Race against tide for archaeologists digitally restoring Seaford Head’s ancient hillfort
Sun, January 9, 2022
The Iron Age hillfort at Seaford Head has stood watch over the English Channel from its cliff top location for two-and-a-half millennia - Paul Grover
The Iron Age hillfort at Seaford Head has stood watch over the English Channel from its cliff top location for two-and-a-half millennia. Yet it is doomed to collapse into the sea, with parts of the site already lost and climate change accelerating its downfall. Archaeologists are now in a race against time to unlock its secrets.
Experts from University College London have spent recent weeks surveying the ancient monument with drones and producing 3D models of it in the hope of not only learning more about Seaford Head, but producing a template for the hundreds of other historic monuments along the British coastline set to disappear beneath the waves.
Seaford Head fort, which also contains a Bronze Age burial site (barrow) and dates to around 600 to 400 BC, perches atop the Seven Sisters headland of the same name between Brighton and Eastbourne.
Despite being known to archaeologists for centuries, it has only had investigative work done on it twice, in the late 19th century by Augustus Pitt Rivers and again in the 1980s. These surveys have done little more than date the fort and barrow.
“There are most definitely secrets that it hasn’t given up, because it hasn’t been subject to any major excavations”, Jon Sygrave, a project manager for Archaeology South-East, a part of UCL, told The Telegraph.
This latest survey, which is funded by Historic England, is not designed to reveal those mysteries, so much as identify them and decide what further archaeological work should be done and can be justified with constrained resources.
A key plank of the survey work is drone photogrammetry, which involves taking multiple aerial photographs of the site, merging them using advanced software and georectifying them so that they are to scale and measurable. This allows archaeologists to create a 3D model of the site and identify sites of potential interest.
Drone photogrammetry is a key part of the archaeologist's work to create a 3D model of the ancient monument
The drones are also used to survey the cliff face itself which, due to previous collapses, already provides a cross-section of the fort. “We’ve got one image very clearly showing the ditch and bank of the enclosure,” said Mr Sygrave.
Whatever the results, time and tide are working against his team.
On average, the coast at Seaford is retreating by 50 centimetres (20 inches) a year. That figure, however, masks a pattern of large cliff collapses followed by months or even years of stasis. The UCL team cannot predict when the chalk might next give way, but it could take with it another large chunk of the fort.
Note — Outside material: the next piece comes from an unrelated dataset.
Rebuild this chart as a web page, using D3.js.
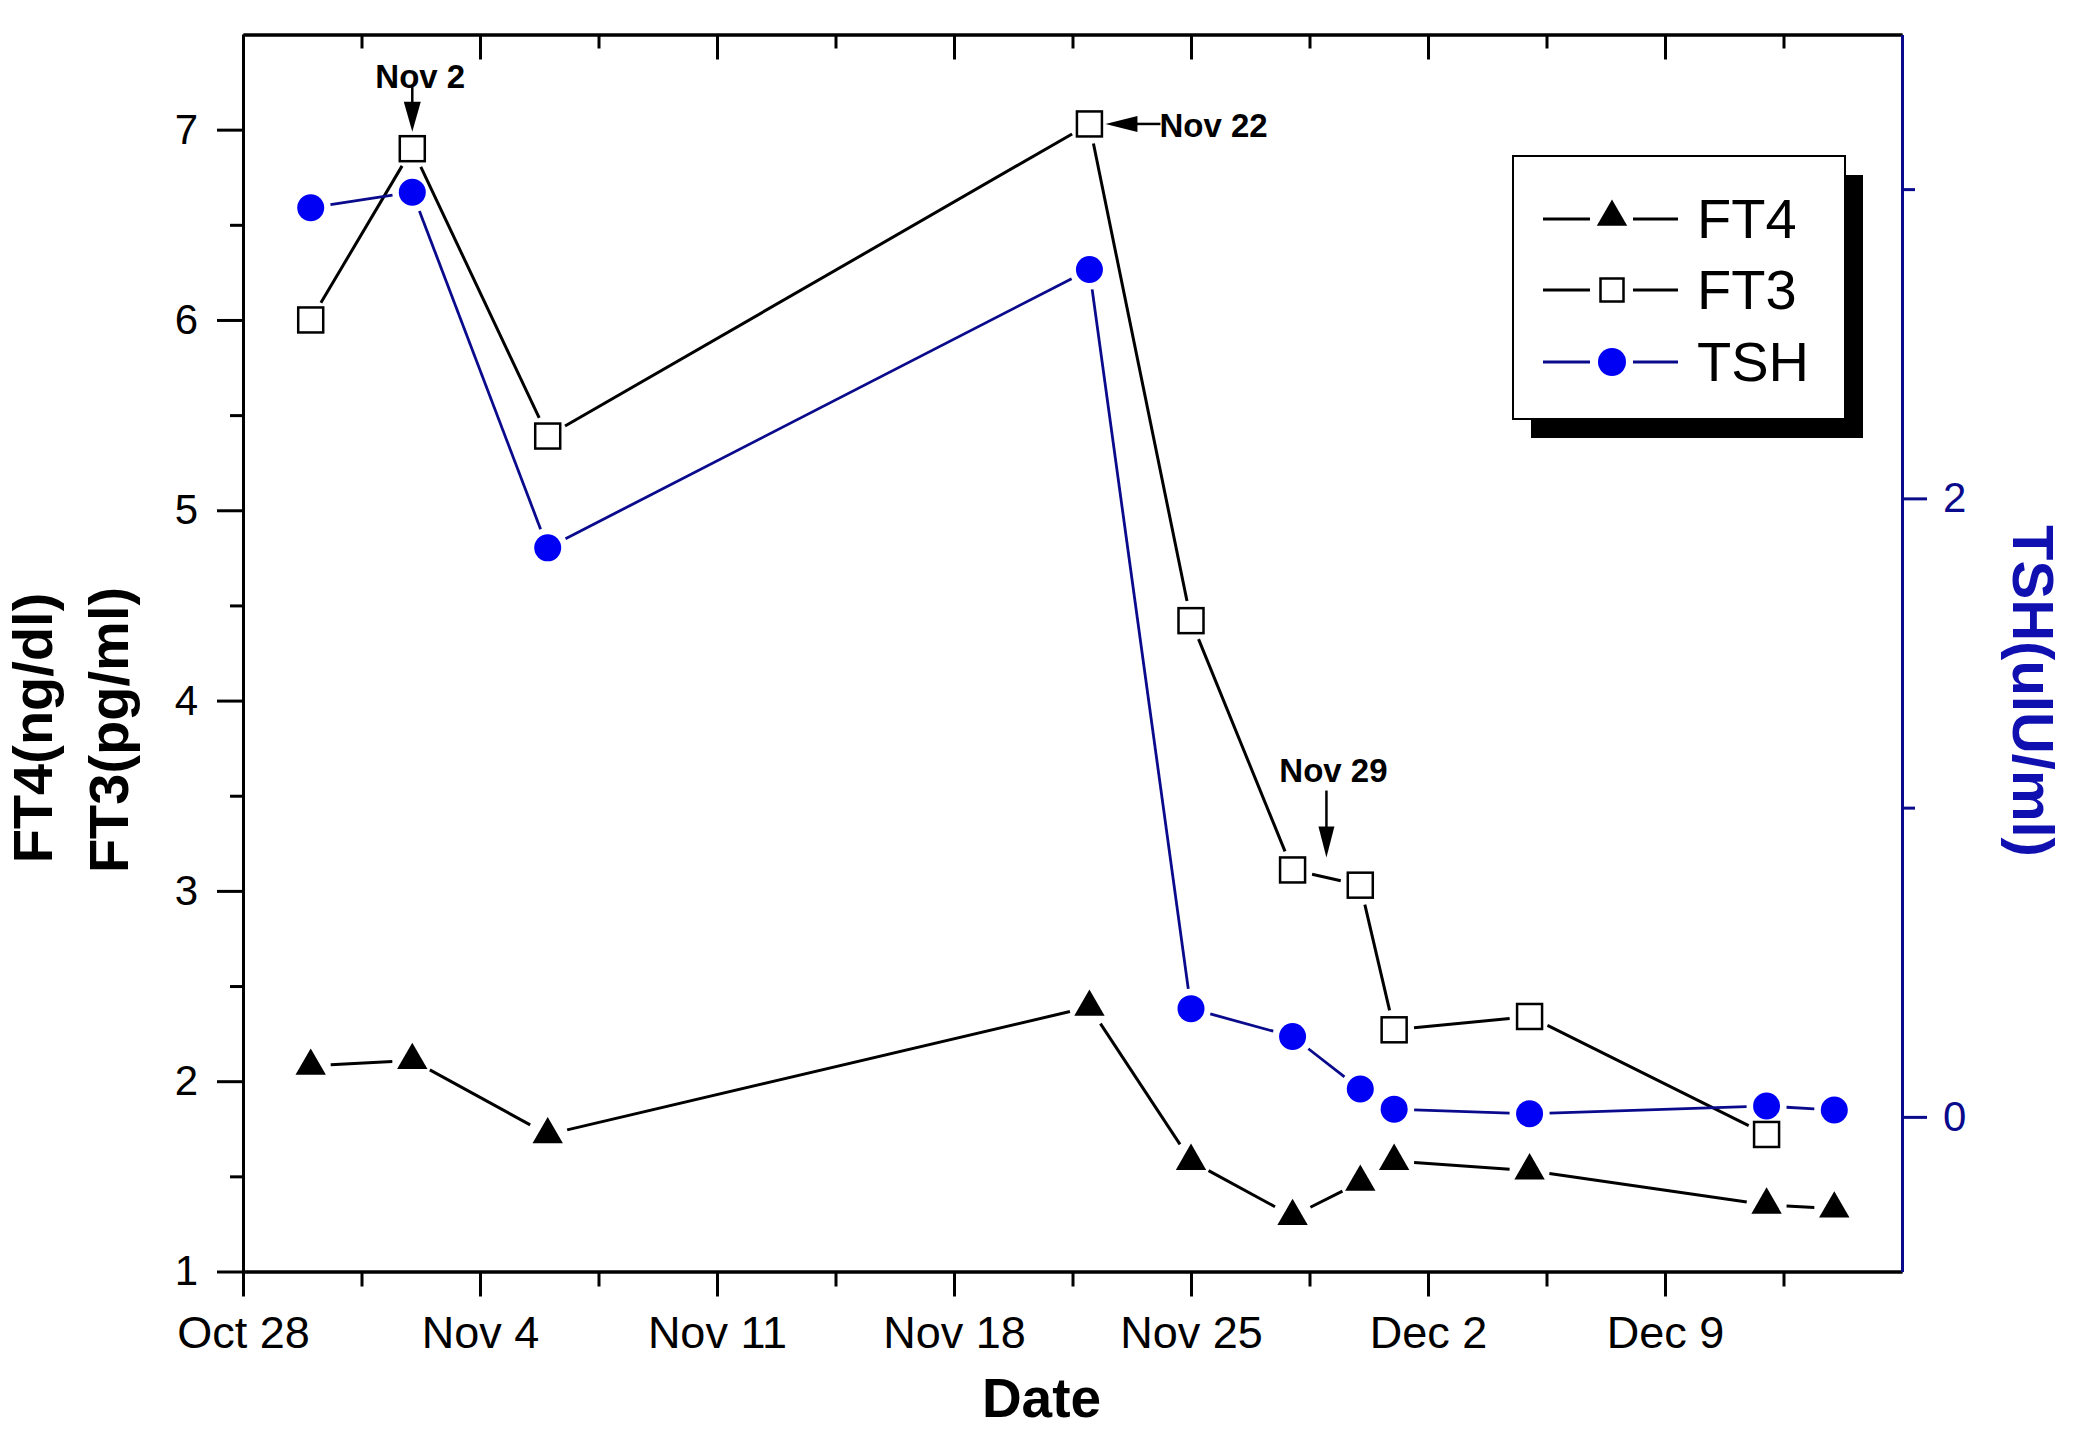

Large chunk of cliff collapsed last year
In March 2021, a large section of the Seaford Head cliff face collapsed following heavy rain, leaving behind an enormous mound of debris reaching into the seawater. Elsewhere on the clifftop, large cracks have appeared, portending further losses. That prompted English Heritage to place it on the Heritage at Risk register.
“Every time that there’s a section of cliff that’s lost, it’s not just the material that’s lost in that cliff collapse. There’s also the area behind it, because you can’t safely work within the first 10-20 meters of the cliff,” explained Mr Sygrave.
Climate change, meanwhile, is likely to accelerate this process. Increasingly rough weather conditions and rising sea levels are all expected to eat away at Britain’s coastline and the ancient monuments dotted along it.
Marcus Jecock, a senior archaeological investigator and coastal lead at Historic England, said: “Coastal erosion is not a new threat, but climate change is accelerating the rate at which erosion is happening and thereby the rate at which archaeological sites of all types that exist around our coasts are being lost - often without proper record.”
The coast of Seaford is retreating by 50 centimetres a year
Because of the precarious nature of coastal heritage, the study undertaken by Archaeology South-East at Seaford Head is designed to produce results quickly and cost-effectively. The full survey work was completed in just a few weeks, while a full analysis of the findings will be submitted by the end of January.
The pilot project is also intended to spark a discussion among a general public perhaps unaware of how much of its heritage is about to plunge off a cliff face.
With sea defences potentially costing into the millions of pounds, as well as sometimes being disfiguring, few at-risk sites realistically can be saved from disappearing.
The project will produce a podcast series, bringing in institutions such as the National Trust, as well as films discussing the protection of heritage.
“It’s a discussion that needs to be had between people that manage these sites, curators and the public as well, so that they’re not under any sort of illusion that all of these sites can be protected,” said Mr Sygrave.